- **PROVIDED MATERIAL**
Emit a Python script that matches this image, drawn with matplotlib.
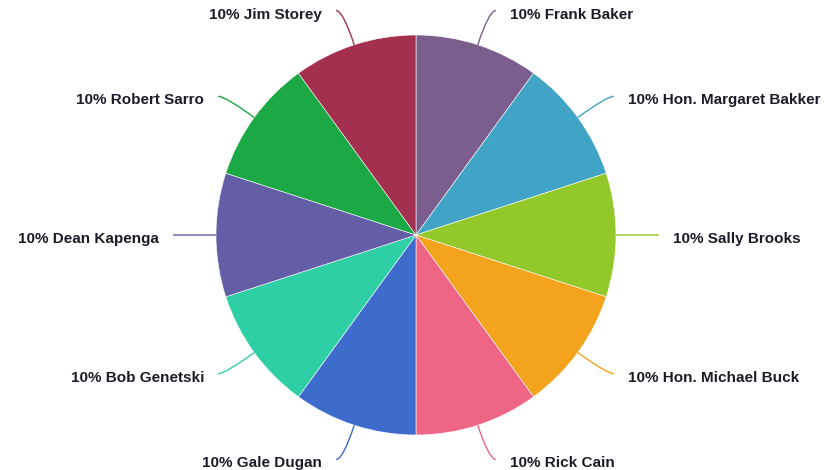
import numpy as np
import matplotlib.pyplot as plt
from matplotlib.path import Path
from matplotlib.patches import PathPatch

# data
names = ["Frank Baker", "Hon. Margaret Bakker", "Sally Brooks", "Hon. Michael Buck",
         "Rick Cain", "Gale Dugan", "Bob Genetski", "Dean Kapenga",
         "Robert Sarro", "Jim Storey"]
shares = [10, 10, 10, 10, 10, 10, 10, 10, 10, 10]
colors = ["#7b5e8e", "#41a3c5", "#92c82a", "#f4a41c", "#ef6586",
          "#3e6ccd", "#2ecfa4", "#635ea6", "#1ba845", "#a3304e"]

plt.rcParams['font.family'] = ['Liberation Sans', 'DejaVu Sans']

fig = plt.figure(figsize=(8.34, 4.70), dpi=100)
ax = fig.add_axes([0, 0, 1, 1])

# pie, clockwise from top
wedges, _ = ax.pie(shares, colors=colors, startangle=90, counterclock=False,
                   radius=1.0, center=(0, 0),
                   wedgeprops=dict(edgecolor="white", linewidth=0.4))

ax.set_xlim(-416 / 200, (834 - 416) / 200)
ax.set_ylim(-(470 - 235) / 200, 235 / 200)
ax.set_aspect("equal")
ax.axis("off")

L1, L2, gap = 0.18, 0.035, 0.07
total = sum(shares)
acc = 0
for name, v, c in zip(names, shares, colors):
    mid = (acc + v / 2) / total * 2 * np.pi
    acc += v
    dx, dy = np.sin(mid), np.cos(mid)
    p0 = (dx, dy)
    p1 = (dx * (1 + L1), dy * (1 + L1))
    side = -1 if dx < -1e-6 else 1
    p2 = (p1[0] + side * L2, p1[1])
    path = Path([p0, p1, p2], [Path.MOVETO, Path.CURVE3, Path.CURVE3])
    ax.add_patch(PathPatch(path, fill=False, edgecolor=c, linewidth=1.0))
    pct = v / total * 100
    ax.text(p2[0] + side * gap, p2[1] - 0.02, f"{pct:.0f}% {name}",
            ha="left" if side > 0 else "right", va="center",
            fontsize=11, fontweight="bold", color="#1c1c28")

fig.savefig("out.png", dpi=100)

- **SHORT PROBLEM**
Repeat the lines above, starting at the first and stopping after the line that holds "from matplotlib.patches import PathPatch", with the pictures left out.

- **SOLUTION FOR THIS PROBLEM**
Emit a Python script that matches this image, drawn with matplotlib.
import numpy as np
import matplotlib.pyplot as plt
from matplotlib.path import Path
from matplotlib.patches import PathPatch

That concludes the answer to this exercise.